Public defenders, overloaded and underfunded, are all that stand between these individuals and the mighty hammer of justice. Far too often, they are forced into plea deals that offer them little to no benefit, resulting in harsher sentences, wrongful convictions, and years or even decades of their lives lost to the prison system. Moreover, once sentenced, many are incarcerated in facilities hundreds of miles from their home and family.
Meanwhile, on the other side, wealthier Americans navigate the justice system with relative ease, even when accused of heinous crimes, as we saw with Brock Turner’s 6-month sentence for rape. High-priced lawyers, connections, and top-tier investigators provide them with a safety net that poorer defendants can only dream of. This disparity has been starkly illuminated in recent cases, such as that of disgraced Theranos founder Elizabeth Holmes, where the affluent enjoyed pre-trial freedom and the comfort of home while preparing their defense. In contrast, those with limited financial resources often languish in jail for days, weeks, months, or even years until their cases are resolved.
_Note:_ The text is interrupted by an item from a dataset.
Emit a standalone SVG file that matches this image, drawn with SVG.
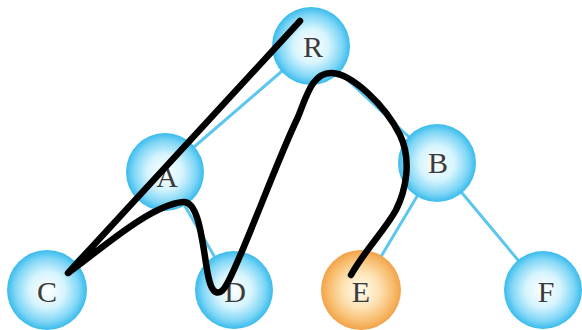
<svg xmlns="http://www.w3.org/2000/svg" width="582" height="330" viewBox="0 0 582 330">
<style>
.edge{stroke:#5cc6ee;stroke-width:3;fill:none}
.blue{fill:url(#gBlue)}
.orange{fill:url(#gOrange)}
.lbl{font-family:"Liberation Serif","Times New Roman",serif;font-size:30px;fill:#3c3c3c;text-anchor:middle}
.ink{stroke:#000;stroke-width:6.5;fill:none;stroke-linecap:round;stroke-linejoin:round}
</style>
<defs>
<radialGradient id="gBlue" cx="0.5" cy="0.5" r="0.5">
<stop offset="0" stop-color="#ffffff"/>
<stop offset="0.45" stop-color="#d6f4fd"/>
<stop offset="0.8" stop-color="#7fd6f6"/>
<stop offset="1" stop-color="#38bbec"/>
</radialGradient>
<radialGradient id="gOrange" cx="0.5" cy="0.5" r="0.5">
<stop offset="0" stop-color="#fffbea"/>
<stop offset="0.45" stop-color="#fde3b6"/>
<stop offset="0.8" stop-color="#f8bd6e"/>
<stop offset="1" stop-color="#f2a24a"/>
</radialGradient>
</defs>
<rect width="582" height="330" fill="#ffffff"/>
<g id="edges">
<line class="edge" x1="311" y1="46" x2="165" y2="172"/>
<line class="edge" x1="311" y1="46" x2="437" y2="163"/>
<line class="edge" x1="165" y1="172" x2="47" y2="290"/>
<line class="edge" x1="165" y1="172" x2="234" y2="290"/>
<line class="edge" x1="437" y1="163" x2="361" y2="290"/>
<line class="edge" x1="437" y1="163" x2="543" y2="290"/>
</g>
<g id="R"><circle class="blue" cx="311" cy="46" r="39"/><text class="lbl" x="313" y="57">R</text></g>
<g id="A"><circle class="blue" cx="165" cy="172" r="39"/><text class="lbl" x="167" y="187">A</text></g>
<g id="B"><circle class="blue" cx="437" cy="163" r="39"/><text class="lbl" x="438" y="173">B</text></g>
<g id="C"><circle class="blue" cx="47" cy="290" r="40"/><text class="lbl" x="47" y="302">C</text></g>
<g id="D"><circle class="blue" cx="234" cy="290" r="39"/><text class="lbl" x="235" y="302">D</text></g>
<g id="E"><circle class="orange" cx="361" cy="290" r="40"/><text class="lbl" x="361" y="302">E</text></g>
<g id="F"><circle class="blue" cx="543" cy="290" r="39"/><text class="lbl" x="546" y="302">F</text></g>
<g id="ink">
<path class="ink" d="M300,21 L68,273 C100,250 150,205 183,202 C200,200 203,250 208,275 C212,296 220,298 228,282 C245,250 275,165 298,117 C306,98 312,72 332,73 C352,74 385,105 400,135 C412,160 406,190 396,210 C385,230 365,250 351,275"/>
</g>
</svg>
In my work with incarcerated women, the devastating effects of this economic disparity are glaring. These individuals have spent decades in prison, striving to grow, learn, and transform amidst conditions that often do more to breed recidivism than rehabilitation. Yet, when they seek parole, many are denied, as if their efforts to change count for nothing against the unforgiving calculus of the system. It’s not just their lives on the line but those of their children who wait, year after year, for their return.
Sadly, even when they do get released, they are forever branded as felons, a label that inhibits their ability to reintegrate into society fully. This is not a justice system that encourages redemption or rehabilitation; it is designed to punish those on the lower economic rungs perpetually.
Our society focuses on punitive justice, enforcing the harshest consequences for unlawful behavior. However, only the poorest among us are made to bear the full weight of those consequences, while the affluent and well-connected use money and power to shrug them off.
So, let’s refocus the narrative and dispel the political smokescreens. America does indeed have a two-tiered justice system, but it does not divide Democrats and Republicans; it’s one that unashamedly favors the wealthy and neglects the poor. Only by acknowledging this can we hope to effect meaningful reform and create a justice system that truly serves all Americans equally.